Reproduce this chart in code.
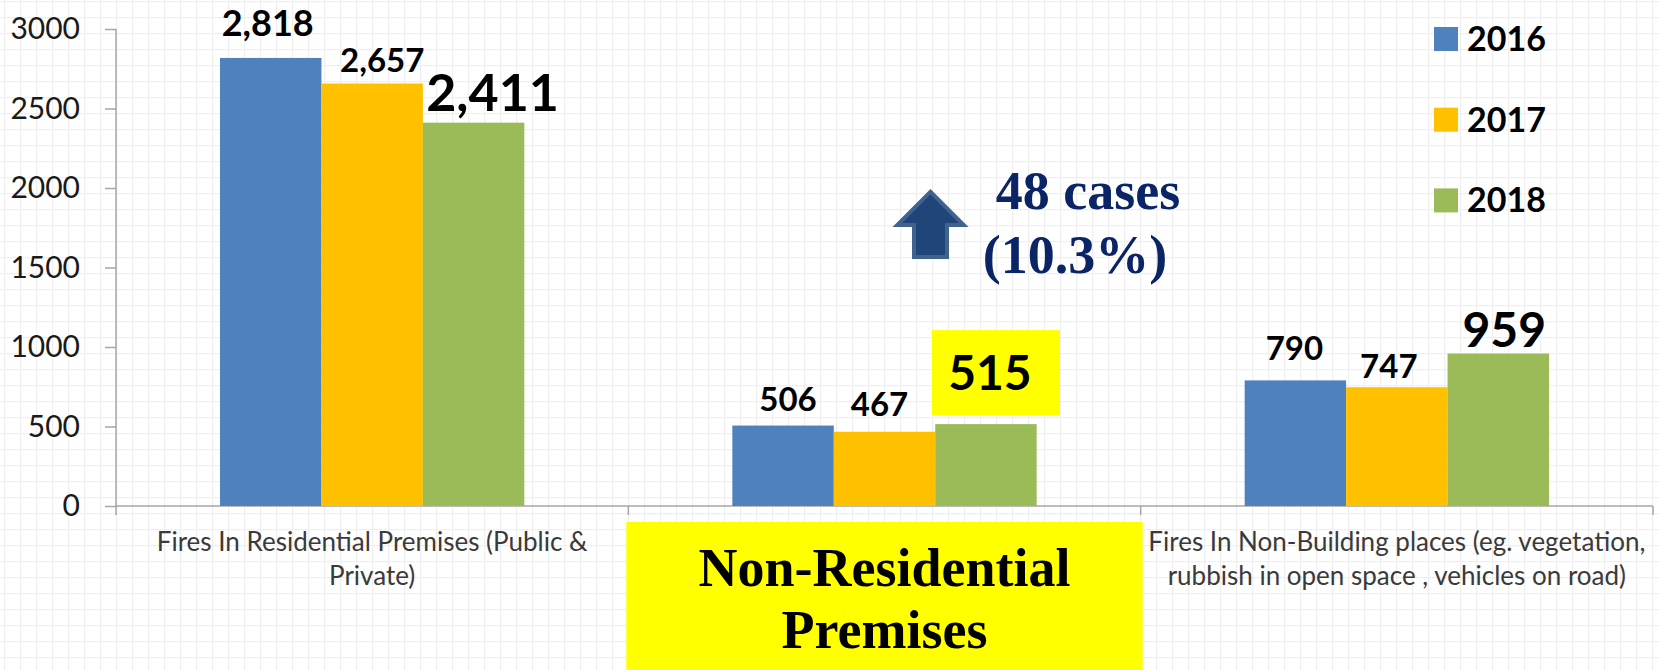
<!DOCTYPE html>
<html>
<head>
<meta charset="utf-8">
<script src="https://cdn.jsdelivr.net/npm/d3@7"></script>
<style>
  body { margin: 0; background: #fff; }
  .chart svg { display: block; }
</style>
</head>
<body>
<div class="chart"></div>
<script>
// DATA ------------------------------------

const categories = ["Residential", "Non-Residential", "Non-Building"];
const categoryLines = [
  ["Fires In Residential Premises (Public &", "Private)"],
  ["Non-Residential", "Premises"],
  ["Fires In Non-Building places (eg. vegetation,", "rubbish in open space , vehicles on road)"]
];
const years = ["2016", "2017", "2018"];
const fires2016 = [2818, 506, 790];
const fires2017 = [2657, 467, 747];
const fires2018 = [2411, 515, 959];
const yTicks = [0, 500, 1000, 1500, 2000, 2500, 3000];

const changeText = ["48 cases", "(10.3%)"];

// STYLE -----------------------------------

const colors = ["#4F81BD", "#FFC000", "#9BBB59"];
// label font sizes and manual nudges, [series][category]
const labelSize = [[36, 33, 33], [33, 33, 33], [52, 48, 48]];
const labelDx = [[-3, 5, -1], [10, -5, -8], [19, 4, 6]];
const labelGap = [[22, 15, 20], [12, 16, 9], [12, 34, 7]];

const totalWidth = 1659;
const totalHeight = 670;
const margin = { top: 29, left: 116, right: 6, bottom: 164 };
const height = totalHeight - margin.top - margin.bottom;

const sansFont = "Lato, 'Open Sans', sans-serif";
const serifFont = "'Liberation Serif', 'Times New Roman', serif";

const series = [fires2016, fires2017, fires2018];
const data = categories.map((c, i) => ({
  category: c,
  values: years.map((y, s) => ({ year: y, s: s, i: i, value: series[s][i] }))
}));

// CHART INIT ------------------------------

const svg = d3
  .select(".chart")
  .append("svg")
  .attr("width", totalWidth)
  .attr("height", totalHeight);

// faint background grid of the slide
const defs = svg.append("defs");
const pat = defs
  .append("pattern")
  .attr("id", "bg-grid")
  .attr("width", 16)
  .attr("height", 16)
  .attr("x", 4)
  .attr("y", 1)
  .attr("patternUnits", "userSpaceOnUse");
pat.append("path")
  .attr("d", "M 0 0.5 H 16 M 0.5 0 V 16")
  .attr("stroke", "#efefef")
  .attr("stroke-width", 1.5)
  .attr("fill", "none");
svg.append("rect")
  .attr("width", totalWidth)
  .attr("height", totalHeight)
  .attr("fill", "url(#bg-grid)");

const x0 = d3
  .scaleBand()
  .domain(categories)
  .range([margin.left, totalWidth - margin.right]);

const groupWidth = x0.bandwidth() * 0.594;
const x1 = d3
  .scaleBand()
  .domain(years)
  .range([(x0.bandwidth() - groupWidth) / 2, (x0.bandwidth() + groupWidth) / 2]);

const y = d3
  .scaleLinear()
  .domain([0, 3000])
  .range([margin.top + height, margin.top]);

// y axis
const yAxis = d3
  .axisLeft(y)
  .tickValues(yTicks)
  .tickFormat(d3.format("d"))
  .tickSize(11)
  .tickPadding(25);
const gy = svg
  .append("g")
  .attr("class", "axis y-axis")
  .attr("transform", `translate(${margin.left},0)`)
  .call(yAxis);
gy.select(".domain").remove();
gy.selectAll(".tick line").attr("stroke", "#a6a6a6").attr("stroke-width", 1.5);
gy.selectAll(".tick text")
  .attr("font-family", sansFont)
  .attr("font-size", 30)
  .attr("fill", "#1a1a1a");

// axis lines
svg.append("line")
  .attr("x1", margin.left).attr("x2", margin.left)
  .attr("y1", y(3000)).attr("y2", y(0) + 9)
  .attr("stroke", "#a6a6a6").attr("stroke-width", 1.5);
svg.append("line")
  .attr("x1", margin.left).attr("x2", totalWidth - margin.right)
  .attr("y1", y(0)).attr("y2", y(0))
  .attr("stroke", "#a6a6a6").attr("stroke-width", 1.5);
svg.selectAll(".cat-tick")
  .data(categories)
  .enter()
  .append("line")
  .attr("class", "cat-tick")
  .attr("x1", (d) => x0(d) + x0.bandwidth())
  .attr("x2", (d) => x0(d) + x0.bandwidth())
  .attr("y1", y(0))
  .attr("y2", y(0) + 9)
  .attr("stroke", "#a6a6a6")
  .attr("stroke-width", 1.5);

// yellow highlight behind the 2018 non-residential value
const hlX = x0(categories[1]) + x1(years[2]) + x1.bandwidth() / 2 + labelDx[2][1];
const hlBase = y(fires2018[1]) - labelGap[2][1];
svg.append("rect")
  .attr("x", hlX - 58)
  .attr("y", hlBase - 60)
  .attr("width", 128)
  .attr("height", 85)
  .attr("fill", "#FFFF00");

// bars
const groups = svg
  .selectAll(".group")
  .data(data)
  .enter()
  .append("g")
  .attr("class", "group")
  .attr("transform", (d) => `translate(${x0(d.category)},0)`);

groups
  .selectAll(".bar")
  .data((d) => d.values)
  .enter()
  .append("rect")
  .attr("class", "bar")
  .attr("x", (d) => x1(d.year))
  .attr("y", (d) => y(d.value))
  .attr("width", x1.bandwidth())
  .attr("height", (d) => y(0) - y(d.value))
  .attr("fill", (d) => colors[d.s]);

// value labels
groups
  .selectAll(".value-label")
  .data((d) => d.values)
  .enter()
  .append("text")
  .attr("class", "value-label")
  .attr("x", (d) => x1(d.year) + x1.bandwidth() / 2 + labelDx[d.s][d.i])
  .attr("y", (d) => y(d.value) - labelGap[d.s][d.i])
  .attr("text-anchor", "middle")
  .attr("font-family", sansFont)
  .attr("font-weight", 700)
  .attr("font-size", (d) => labelSize[d.s][d.i])
  .attr("fill", "#000")
  .text((d) => d3.format(",")(d.value));

// category labels
categoryLines.forEach((lines, i) => {
  const cx = x0(categories[i]) + x0.bandwidth() / 2;
  if (i === 1) {
    svg.append("rect")
      .attr("x", x0(categories[i]) - 2)
      .attr("y", y(0) + 16)
      .attr("width", x0.bandwidth() + 4)
      .attr("height", totalHeight - y(0) - 16)
      .attr("fill", "#FFFF00");
    const t = svg.append("text")
      .attr("text-anchor", "middle")
      .attr("font-family", serifFont)
      .attr("font-weight", 700)
      .attr("font-size", 54)
      .attr("fill", "#000");
    lines.forEach((l, k) => {
      t.append("tspan").attr("x", cx).attr("y", 586 + k * 62).text(l);
    });
  } else {
    const t = svg.append("text")
      .attr("text-anchor", "middle")
      .attr("font-family", sansFont)
      .attr("font-size", 26)
      .attr("fill", "#3a3a3a");
    lines.forEach((l, k) => {
      t.append("tspan").attr("x", cx).attr("y", 551 + k * 34).text(l);
    });
  }
});

// legend
const legend = svg
  .selectAll(".legend")
  .data(years)
  .enter()
  .append("g")
  .attr("class", "legend")
  .attr("transform", (d, i) => `translate(1434,${27 + i * 80.7})`);
legend.append("rect")
  .attr("width", 24)
  .attr("height", 24)
  .attr("fill", (d, i) => colors[i]);
legend.append("text")
  .attr("x", 33)
  .attr("y", 24)
  .attr("font-family", sansFont)
  .attr("font-weight", 700)
  .attr("font-size", 34)
  .attr("fill", "#000")
  .text((d) => d);

// change annotation: arrow + text
const ax = x0(categories[1]) + x0.bandwidth() / 2 + 46;
const arrow = (inset) => {
  const tipY = 189 + inset * 1.4, baseY = 227 - inset, botY = 259 - inset;
  const hw = 38 - inset * 2.4, sw = 18.5 - inset;
  return `M${ax},${tipY} L${ax + hw},${baseY} L${ax + sw},${baseY} L${ax + sw},${botY} ` +
    `L${ax - sw},${botY} L${ax - sw},${baseY} L${ax - hw},${baseY} Z`;
};
svg.append("path").attr("d", arrow(0)).attr("fill", "#41628f");
svg.append("path").attr("d", arrow(4)).attr("fill", "#1F4579");

svg.append("text")
  .attr("x", 1088)
  .attr("y", 209)
  .attr("text-anchor", "middle")
  .attr("font-family", serifFont)
  .attr("font-weight", 700)
  .attr("font-size", 54)
  .attr("fill", "#0a2466")
  .text(changeText[0]);
svg.append("text")
  .attr("x", 1075)
  .attr("y", 273)
  .attr("text-anchor", "middle")
  .attr("font-family", serifFont)
  .attr("font-weight", 700)
  .attr("font-size", 54)
  .attr("fill", "#0a2466")
  .text(changeText[1]);
</script>
</body>
</html>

☆ ☆ ☆ ☆

**What you need to do:** Copy nothing but the lines from the top of the data down to the line containing "[12, 34, 7]];", and leave the pictures out.

**Output of the exercise:**
Reproduce this chart in code.
<!DOCTYPE html>
<html>
<head>
<meta charset="utf-8">
<script src="https://cdn.jsdelivr.net/npm/d3@7"></script>
<style>
  body { margin: 0; background: #fff; }
  .chart svg { display: block; }
</style>
</head>
<body>
<div class="chart"></div>
<script>
// DATA ------------------------------------

const categories = ["Residential", "Non-Residential", "Non-Building"];
const categoryLines = [
  ["Fires In Residential Premises (Public &", "Private)"],
  ["Non-Residential", "Premises"],
  ["Fires In Non-Building places (eg. vegetation,", "rubbish in open space , vehicles on road)"]
];
const years = ["2016", "2017", "2018"];
const fires2016 = [2818, 506, 790];
const fires2017 = [2657, 467, 747];
const fires2018 = [2411, 515, 959];
const yTicks = [0, 500, 1000, 1500, 2000, 2500, 3000];

const changeText = ["48 cases", "(10.3%)"];

// STYLE -----------------------------------

const colors = ["#4F81BD", "#FFC000", "#9BBB59"];
// label font sizes and manual nudges, [series][category]
const labelSize = [[36, 33, 33], [33, 33, 33], [52, 48, 48]];
const labelDx = [[-3, 5, -1], [10, -5, -8], [19, 4, 6]];
const labelGap = [[22, 15, 20], [12, 16, 9], [12, 34, 7]];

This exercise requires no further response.